Spanish Boquerones....

I love all forms of fish, including anchovies, sardines, and on occasions, Ventresca tuna by Flott or Ortiz. Had never even heard of Boquerones until a few months ago. I know they're supposed to be milder and less salty than anchovies. Would like to hear more about them. Are they special in taste? Any particular brand to look for? Suggestions on how to serve them would be appreciated.

  1. Click to Upload a photo (10 MB limit)
  1. Boquerones are fresh anchovies marinated first in salt, then wine or sherry vinegar, or both salt and vinegar at the same time, which turns them white. They are fantastic. A nice, light fish taste in a mild tangy vinegar, with a small amount of parsley and chopped garlic. Sometimes with olive oil, which I think makes them even better.

    I like them on thin slices of baguette, toasted or not. Also with some roasted bell pepper is very good (I like the orange ones best when roasted.) Or chopped ripe tomato. I also chop up a few into 1/2" pieces and throw on top of a Caesar salad. They are sometimes served with olives and capers.

    I once made them with linguine and sauteed yellow bell pepper, capers, and garlic. The Boquerones were tossed with the sauteed mix, chopped fresh parsley, and fried bread crumbs. I think this was the recipe.

    They are usually served with beer due to the acidity which doesn't work well with wine.

    I don't remember any brand names, but I have never had a bad one. A few years ago I made them myself. A bit time consuming, and the cleaning the anchovies is a bit of work, but a lot cheaper than buying pre-made, and tastier since I used high quality olive oil, sherry vinegar, fresh cracked black pepper, and tons of garlic and parsley. I just started craving them and I think I will have to get some, or make a batch from scratch.

    3 Replies
    1. re: JMF

      I did see a recipe for making your own, but have no source for "fresh" ones, (even on the NC coast). Would like to know... How pickled do they taste?

      1. re: Phoebe

        Slightly pickled. Not extremely heavy.

      2. re: JMF

        JMF nails it. They are good with roasted red peppers, but I especially like them on bread with roasted pepper and goat cheese. There is something about their tang and brine that makes it work.
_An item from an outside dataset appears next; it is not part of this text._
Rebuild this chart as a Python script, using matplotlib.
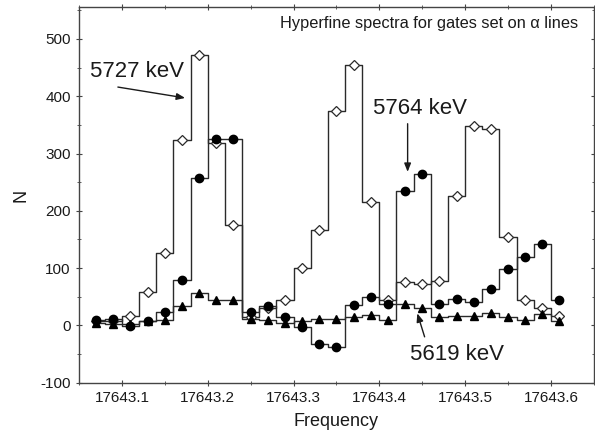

      3. Yes to all that JMF said, rarely seen in small cans, jars etc. Usually gourmet stores sell by weight from large containers. We used to buy them in a 2x2 kilo size.
        Found them not to work when cooked, as on a pizza but just eat them on a fork and they are indeed stellar, the Italian version is called alici and l cannot tell the difference between them and boquerones

        2 Replies
        1. re: Delucacheesemonger

          I've only seen them a few times bulk. I see them in high end supermarkets deli's and Italian deli's in small, 4 oz. clear plastic, vacuum packed containers.

          I also agree that they don't work cooked. But tossed into a salad, pasta, etc. or as a garnish for a dish. I think they go very well with hot or room temp. boiled potatoes as a side dish. I've had them on slices of boiled new potato instead of bread. Tasty.

          1. re: Delucacheesemonger

            Whole Foods sells them (at least some locations do) in a flat package of about 30 anchovies vacuum sealed with a little liquid in it for about $15. I've found them in the little refrigerated section which contains the lox trimmings and preserved white fish.

          2. They are much more mild and less "fishy" tasting. In spain i often had them served just ontop of toast as an app, was awesome with either cava or the local fizzy hard cider.

            1. Pickled fresh "white" anchovies are popular all over the Mediterranean. I've had delicious ones in Italy, Greece, and Turkey, as well as in Spain.

              For you serious anchovy fans, there's a traditional Spanish tapa called Plato Matrimonio, which is nothing more (nor less) than an artful arrangement of white (pickled) and black (salt-cured) anchovies. It's quite common in Spain, but here in Boston only one of the better Spanish restaurants offers it (though they all have boquerones).

              As for serving, I prefer them "straight up," so to speak, with bread on the side.